The CFPB has refused to modify or set aside a civil investigative demand (CID) issued to Next Generation in connection with an investigation of the company’s debt settlement services business.  

In its decision and order denying Next Generation’s petition to modify or set aside the CID, the CFPB stated that the petition was denied because it was not filed within 20 calendar days of service of the CID as required by CFPB rules.  Compounding the untimeliness of the petition, according to the CFPB, was the company’s failure to make any attempt to meet and confer with the CFPB prior to filing the petition.  CFPB rules generally require a CID recipient to meet and confer with a Bureau investigator within 10 calendar days after receipt of a CID and provide that the CFPB will not consider a petition unless the CID recipient “has meaningfully engaged” in the meet and confer process.  According to the CFPB’s order, Next Generation did not ask the CFPB to waive those requirements. 
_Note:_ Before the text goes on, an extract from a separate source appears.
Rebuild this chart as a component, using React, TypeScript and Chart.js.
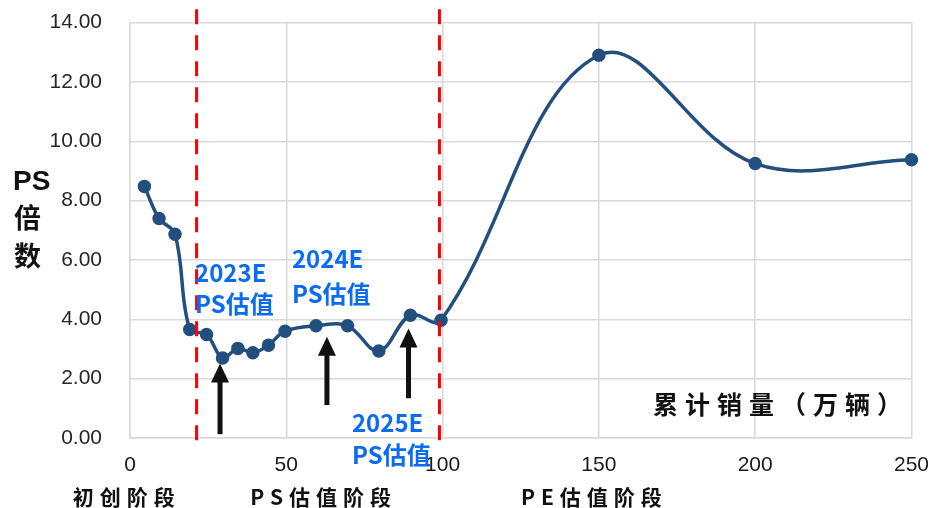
import React, { useEffect, useRef } from "react";
import { Chart, registerables } from "chart.js";

Chart.register(...registerables);

// ---- data ----
const salesVolume = [4.6, 9.3, 14.4, 19.1, 24.5, 29.6, 34.5, 39.3, 44.3, 49.6, 59.5, 69.6, 79.6, 89.7, 99.5, 150, 200, 250];
const psMultiple = [8.48, 7.4, 6.87, 3.66, 3.49, 2.7, 3.02, 2.87, 3.13, 3.6, 3.78, 3.78, 2.93, 4.14, 3.97, 12.9, 9.25, 9.38];
const stageDividers = [21.3, 99];
const stageLabels = ["初创阶段", "PS估值阶段", "PE估值阶段"];
const stageCenters = [-2, 61, 147.6];
const estimateLabels = ["2023E", "2024E", "2025E"];
const arrowX = [28.8, 63.0, 89.1];
const arrowTip = [2.51, 3.41, 3.69];
const arrowBase = [0.13, 1.11, 1.34];
const yAxisTitle = ["PS", "倍", "数"];
const xAxisTitle = "累计销量（万辆）";

// annotation placement (data coords): left x, baseline y of first and second line
const estimatePlacement = [
  { x: 20.8, y1: 5.26, y2: 4.2 },
  { x: 51.8, y1: 5.72, y2: 4.55 },
  { x: 71.0, y1: 0.21, y2: -0.88 },
];

// the canvas is slightly larger than the viewport so the plot area lands where the reference has it
const OFF_Y = 18;
const EXTRA_W = 12;

const CJK = '"Noto Sans CJK SC", "Noto Sans", sans-serif';

const overlayPlugin = {
  id: "overlay",
  afterDraw(chart: any) {
    const ctx = chart.ctx as CanvasRenderingContext2D;
    const xs = chart.scales.x;
    const ys = chart.scales.y;
    ctx.save();

    // red dashed dividers
    ctx.strokeStyle = "#ff0000";
    ctx.lineWidth = 3;
    ctx.setLineDash([15, 11]);
    stageDividers.forEach((v) => {
      const px = xs.getPixelForValue(v);
      ctx.beginPath();
      ctx.moveTo(px, ys.getPixelForValue(14.45));
      ctx.lineTo(px, ys.getPixelForValue(-0.27));
      ctx.stroke();
    });
    ctx.setLineDash([]);

    // arrows
    ctx.fillStyle = "#111111";
    arrowX.forEach((v, i) => {
      const px = xs.getPixelForValue(v);
      const tip = ys.getPixelForValue(arrowTip[i]);
      const base = ys.getPixelForValue(arrowBase[i]);
      const headLen = 19;
      ctx.fillRect(px - 2.5, tip + headLen - 1, 5, base - tip - headLen + 1);
      ctx.beginPath();
      ctx.moveTo(px, tip);
      ctx.lineTo(px - 9, tip + headLen);
      ctx.lineTo(px + 9, tip + headLen);
      ctx.closePath();
      ctx.fill();
    });

    // blue estimate labels
    ctx.fillStyle = "#0b6cf0";
    ctx.font = `bold 24px ${CJK}`;
    ctx.textAlign = "left";
    ctx.textBaseline = "alphabetic";
    estimateLabels.forEach((t, i) => {
      const p = estimatePlacement[i];
      const px = xs.getPixelForValue(p.x);
      ctx.fillText(t, px, ys.getPixelForValue(p.y1));
      ctx.fillText("PS估值", px, ys.getPixelForValue(p.y2));
    });

    // stage labels under the axis
    ctx.fillStyle = "#111111";
    ctx.font = `bold 21px ${CJK}`;
    (ctx as any).letterSpacing = "6px";
    ctx.textAlign = "left";
    stageLabels.forEach((t, i) => {
      const w = ctx.measureText(t).width - 6;
      const cx = xs.getPixelForValue(stageCenters[i]);
      ctx.fillText(t, cx - w / 2, 505 + OFF_Y);
    });

    // x axis title
    ctx.font = `bold 25px ${CJK}`;
    (ctx as any).letterSpacing = "7px";
    ctx.fillText(xAxisTitle, 653, 414 + OFF_Y);
    (ctx as any).letterSpacing = "0px";

    // y axis title
    ctx.font = `bold 28px "Liberation Sans Narrow", "Liberation Sans", sans-serif`;
    ctx.fillText(yAxisTitle[0], 13, 190 + OFF_Y);
    ctx.font = `bold 27px ${CJK}`;
    ctx.fillText(yAxisTitle[1], 14, 228 + OFF_Y);
    ctx.fillText(yAxisTitle[2], 14, 266 + OFF_Y);

    ctx.restore();
  },
};

export default function App() {
  const ref = useRef<HTMLCanvasElement>(null);
  useEffect(() => {
    if (!ref.current) return;
    const chart = new Chart(ref.current, {
      type: "line",
      data: {
        datasets: [
          {
            data: salesVolume.map((x, i) => ({ x, y: psMultiple[i] })),
            borderColor: "#234f7f",
            backgroundColor: "#234f7f",
            borderWidth: 3.5,
            pointRadius: 5,
            pointHoverRadius: 5,
            tension: 0.38,
            fill: false,
            clip: false,
          },
        ],
      },
      options: {
        animation: false,
        responsive: true,
        maintainAspectRatio: false,
        layout: { padding: { left: 0, right: 9, top: 4, bottom: 0 } },
        plugins: { legend: { display: false }, tooltip: { enabled: false } },
        scales: {
          x: {
            type: "linear",
            min: 0,
            max: 250,
            afterFit: (s: any) => {
              s.height = 70;
            },
            ticks: {
              stepSize: 50,
              padding: 15,
              color: "#1a1a1a",
              font: { family: '"Liberation Sans", Arial, sans-serif', size: 21 },
            },
            grid: { color: "#d9d9d9", lineWidth: 1.5, drawTicks: false },
            border: { color: "#d9d9d9", width: 1.5 },
          },
          y: {
            min: 0,
            max: 14,
            afterFit: (s: any) => {
              s.width = 130;
            },
            ticks: {
              stepSize: 2,
              padding: 28,
              color: "#262626",
              font: { family: '"Liberation Sans", Arial, sans-serif', size: 21 },
              callback: (v: any) => Number(v).toFixed(2),
            },
            grid: { color: "#d9d9d9", lineWidth: 1.5, drawTicks: false },
            border: { color: "#d9d9d9", width: 1.5 },
          },
        },
      },
      plugins: [overlayPlugin],
    });
    return () => chart.destroy();
  }, []);
  return (
    <div style={{ position: "fixed", left: 0, top: 0, width: 932, height: 508, background: "#fff", overflow: "hidden" }}>
      <div style={{ position: "absolute", left: 0, top: -OFF_Y, width: 932 + EXTRA_W, height: 508 + OFF_Y }}>
        <canvas ref={ref} />
      </div>
    </div>
  );
}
The CFPB’s order also found that even if the company had complied with CFPB rules, the petition had no merit because it asserted substantive defenses to the CFPB’s anticipated charges.  The CFPB stated that facts relating to whether a company is covered by or has violated a federal consumer financial protection law are not valid defenses to a CID. 

The Next Generation order underscores several important points about dealing with CIDs from the CFPB.  First, compliance with the 20-day petition deadline is obviously critical.  Second, the CFPB continues to emphasize the importance of meaningful participation in the “meet and confer” process, which we believe is one of the key factors in handling CIDs from the CFPB. And third, the CFPB is again communicating that arguments about the merits of an investigation will not be persuasive in the context of deciding the appropriate scope of a CID.  

Based on our experience representing clients that have received CIDs from the CFPB, we believe that the best strategy in limiting a CID’s scope is to demonstrate the cost involved in responding to each request and to suggest alternatives that will be less costly and still provide the CFPB with the information it needs.